At the ’72 OT Matzdorf finished a non-qualifying 5th with a jump of 7-½ (2.15). Stones, 18, won with a leap of 7-3 (2.21) and wound up winning the first of consecutive Olympic bronze medals.
“I probably pressed too much,” Matzdorf says. “It was extremely frustrating and disappointing. I felt like I had let a lot of people down. My parents had already booked their tickets for Munich. They were going to the Olympics and I was staying home.”
He continued competing for another four years, culminating with a failure to even reach the final at the ’76 OT. In a fascinating twist to a most unusual career, Matzdorf had switched to the flop in ’74 and wound up clearing 7-4½.
Matzdorf obtained a master’s in Computer Science and worked in the telecommunications business, settling in Naperville, just outside of Chicago. During a stint with AT&T, Matzdorf was part of a team that developed the first cellular phone system.
“It was interesting work,” he says. “It was fun, and I earned a living doing it.”

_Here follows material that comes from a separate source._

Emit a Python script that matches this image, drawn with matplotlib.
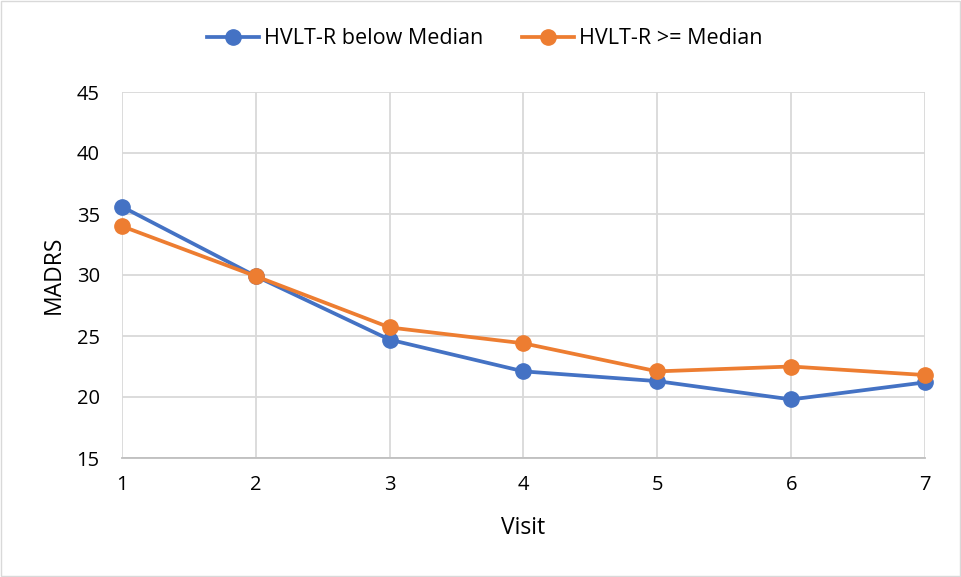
import matplotlib.pyplot as plt

plt.rcParams['font.family'] = ['Open Sans', 'DejaVu Sans']

visits = [1, 2, 3, 4, 5, 6, 7]
below_median = [35.6, 29.9, 24.7, 22.1, 21.3, 19.8, 21.2]
above_median = [34.0, 29.9, 25.7, 24.4, 22.1, 22.5, 21.8]

W, H = 962, 577
fig = plt.figure(figsize=(W / 100, H / 100), dpi=100)
ax = fig.add_axes([122 / W, 1 - 458 / H, (925 - 122) / W, (458 - 92) / H])

ax.plot(visits, below_median, color='#4472C4', lw=2.7, marker='o', ms=11,
        label='HVLT-R below Median', zorder=3, clip_on=False)
ax.plot(visits, above_median, color='#ED7D31', lw=2.7, marker='o', ms=11,
        label='HVLT-R >= Median', zorder=3, clip_on=False)

ax.set_xlim(1, 7)
ax.set_ylim(15, 45)
ax.set_xticks(visits)
ax.set_yticks(range(15, 50, 5))
ax.grid(True, color='#D9D9D9', lw=1.3)
ax.set_axisbelow(True)
for s in ['top', 'right', 'left']:
    ax.spines[s].set_visible(False)
ax.spines['bottom'].set_color('#BFBFBF')
ax.spines['bottom'].set_linewidth(1.3)
ax.tick_params(length=0, labelsize=14.5, colors='black')
ax.tick_params(axis='x', pad=12)
ax.tick_params(axis='y', pad=16)

ax.set_xlabel('Visit', fontsize=16.5, va='center')
ax.set_ylabel('MADRS', fontsize=16.5, va='center')
ax.xaxis.set_label_coords(0.5, (458 - 528) / 366)
ax.yaxis.set_label_coords((53.5 - 122) / 803, 0.5)

fig.legend(loc='center', bbox_to_anchor=(485 / W, 1 - 39 / H), ncol=2,
           frameon=False, fontsize=15.5, handlelength=2.4, handletextpad=0.25,
           columnspacing=1.8)

fig.patches.append(plt.Rectangle((0.001, 0.002), 0.997, 0.996, transform=fig.transFigure,
                                 fill=False, edgecolor='#D9D9D9', lw=1))

fig.savefig('out.png', dpi=100)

He and his wife raised three children and have two grandchildren to keep them busy in retirement. Pat golfs, Peggy gardens. They take long walks together. When the children were young, Pat would have other dads come up to him and ask if he was the Pat Matzdorf who set a World Record in the high jump. It occurs less often these days.
“An A-1 individual,” Maggard calls him.
“The kind of guy who would do anything for you,” Brown says.
“Great guy,” says Stones.
On a picture-perfect day in Berkeley 50 years ago, the same guy became the highest high jumper who had ever lived. It would be a mixed blessing.
“Had I not set the record at that meet, I think the momentum would have carried on, and I like to think it would been a better path for me,” Matzdorf says. “Regardless, I had a great time and met a lot of great people. I cherish it.”